En 1964, celui qui a déjà la réputation d’être un homme à femmes divorce d’Ann Fleischer avec qui il a eu une fille et un garçon. Il ne se remariera que dix ans plus tard avec Nancy Sharon Maginnes, l’une de ses anciennes élèves à Harvard, qui possède entre autres particularités celle de culminer à plus d’1,82 m sans talons, à côté des 1,75 m de son ancien professeur. Entretemps, Kissinger avait confié au New York Times l’une de ses phrases les plus connues : « le pouvoir est l’aphrodisiaque ultime », un constat vérifié, semble-t-il, de première main. Ce pouvoir, il va l’approcher d’un peu plus près en devenant, en janvier 1969, conseiller à la Défense nationale du nouveau président Richard Nixon, un Nixon qui avait été très impressionné par la profondeur de l’analyse du professeur Kissinger sur les superpuissances et les armes nucléaires lors de leur première rencontre, au cours d’un cocktail, en 1967. Cette bonne première impression n’avait pas été réciproque, saura-t-on plus tard.

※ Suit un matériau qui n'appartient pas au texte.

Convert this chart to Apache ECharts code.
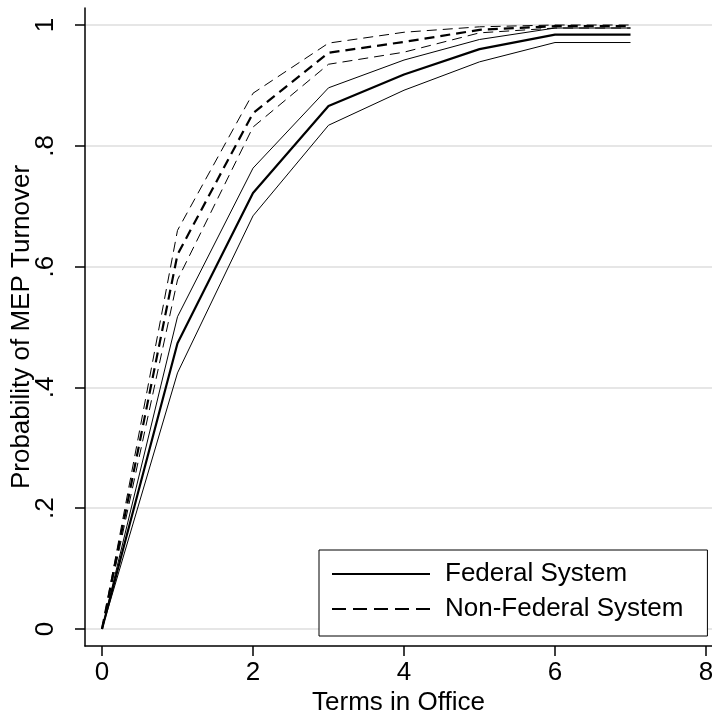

Il faut préciser ici que ce poste de « conseiller » se situe très haut dans la hiérarchie du pouvoir américain puisque le Conseil de sécurité nationale ne comprend statutairement que quatre personnes autour du président des États-Unis : le vice-président, le secrétaire d’État aux Affaires étrangères, le secrétaire d’État à la Défense et, donc, le conseiller, Kissinger dans ce cas précis. On est alors au milieu de la Guerre du Vietnam et en pleine Guerre froide, une période où l’on a le sentiment que l’histoire et le sort du monde se jouent d’abord et avant tout à la Maison Blanche et au Kremlin. Les temps sont durs à Washington, car, loin de s’atténuer, le confit vietnamien s’envenime et, assez vite, Kissinger joue des coudes pour avoir l’oreille de Nixon au détriment du secrétaire d’État en poste, William P. Rogers. Il va ainsi finir par imposer sa stratégie de sortie du Vietnam.